The General Court concluded that the veto rights provided by the SPA went beyond what was necessary to preserve the value of PT Portugal’s business.[6]  In addition, the General Court noted that Altice and PT Portugal exchanged competitively sensitive information before they signed the SPA and before the transaction’s approval.  Therefore, the General Court agreed with the Commission that the information exchanges “contributed to demonstrating that the applicant had exercised decisive influence over PT Portugal.”[7]

The General Court took into account that Altice had informed the Commission of the transaction before the SPA was signed and had sent a case-team allocation request three days after signing, followed by a draft notification form.[8]  Accordingly, the General Court reduced the fine relating to the breach of Article 4(1) EUMR by 10% based on the principle of proportionality.[9]

The Hearing Before the Court of Justice

On February 1, 2023, the Court of Justice heard Altice in relation to its appeal against the General Court judgment.  At the hearing, the Commission argued that Altice was aware of its conduct when it interfered in PT Portugal’s business and that it acquired competitively sensitive information prior to clearance.[10]
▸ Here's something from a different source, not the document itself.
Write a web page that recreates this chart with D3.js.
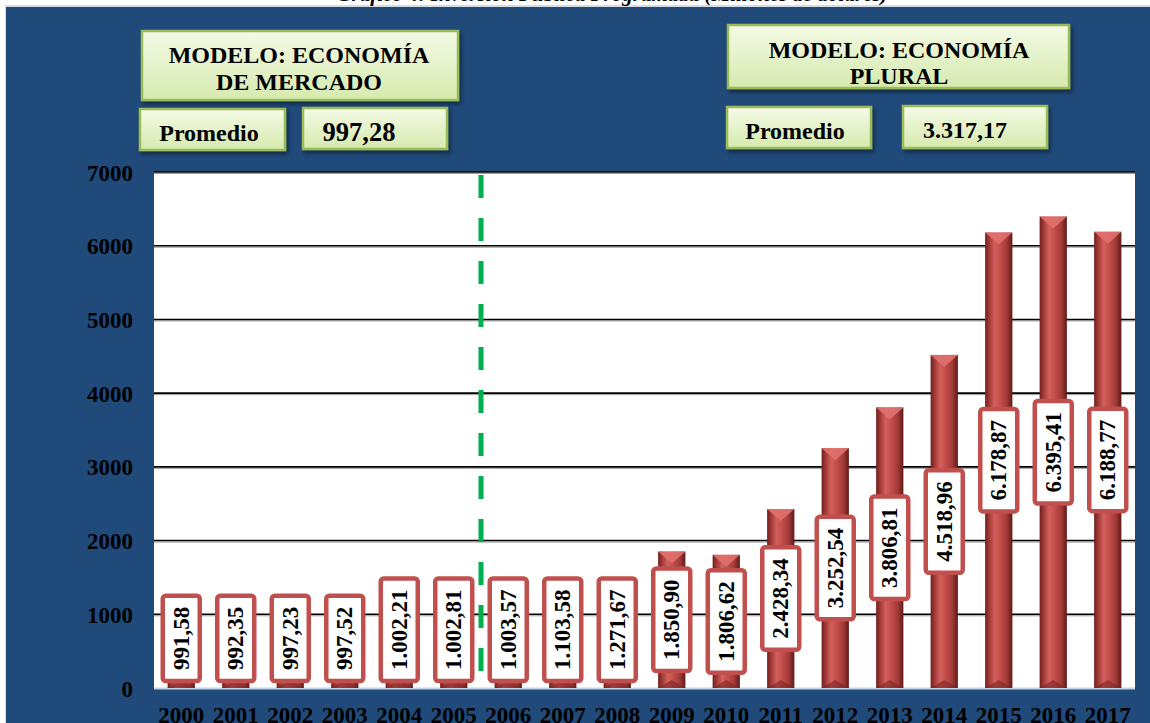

First, Altice claimed that the Commission infringed the principles of proportionality and double jeopardyby imposing fines for: (i) failure to notify; and (ii) a breach of the standstill obligation.  Altice argued that both obligations protect the same legal interest and should not, as such, be sanctioned independently and cumulatively.[11]

Second, Altice distinguished the Altice case from the Court of Justice’s precedent in Ernst & Young, arguing that it did not obtain veto rights in signing the SPA.[12]  It argued that the conditions for change in control were not fulfilled because the SPA did not confer on Altice the power to block commercial decisions—it only required Altice’s consent on certain actions.[13]  In fact, if Altice objected to any actions, it could only require PT Portugal to indemnify it for potential resulting losses, which did not amount to obtaining veto rights.[14]

Finally, Altice argued that the Commission breached the principle of proportionality in failing to abide by the requirement to disclose its reasoning for setting fines in a clear and unequivocal way.  Advocate General Collins also noted that, while it was clear what factors the Commission took into account, it should also have been clear how these factors were balanced out for the applicant to defend their interests and for the court to review the legality of its decision.[15]  The Reporting Judge, Küllike Jürimäe, also questioned how the Commission actually calculated the fine.[16]  In response, the Commission argued that it need not engage in an “arithmetical exercise” to detail how it arrived at the fines, as the Court of Justice confirmed in previous cases. Advocate General Collins will deliver his opinion on April 27.

[1]              Altice Group Lux v. Commission (Case C-746/21 P).

[2]              Altice v. Commission (Case T-425/18) EU:T:2021:607; See our August 2021 EU Competition Law Newsletter and our Alert Memo “Gun Jumping in M&A: General Court Judgment Affirms Strict Approach in Altice,” November 19, 2021 for a detailed analysis of the General Court’s judgment.

[3]              Altice v. Commission (Case T-425/18) EU:T:2021:607, paras. 109-114.

[4]              Ibid., para. 115.

[5]              Ibid., paras. 117 and 121.  This obligation applied to a broad range of PT Portugal’s contracts subject to       a monetary threshold of €1 million.  See Altice, para. 109.

[6]              Ibid., para. 131.

[7]              Ibid., para. 235.

[8]              Ibid., para. 367.

[9]              Ibid., para. 368.

[10]             GCR, “EU defends record-breaking Altice gun-jumping penalty before Court of Justice” (February 1, 2023).

[11]             Ibid.

[12]             Ernst & Young (Case C-633/16) ECLI:EU:C:2018:371.

[13]             Ibid., para. 59.  The judgment established that a “concentration is implemented only by a transaction which, in whole or in part, in fact or in law, contributes to the change in control of the target undertaking.”  In particular, the termination of an agreement may be regarded as the implementation of a concentration.

[14]             GCR, “EU defends record-breaking Altice gun-jumping penalty before Court of Justice” (February 1, 2023).

[15]             Ibid.

[16]             MLex, “Altice’s merger gun-jumping fine based on faulty reading of early ‘implementation,’ top EU court hears” (February 1, 2023).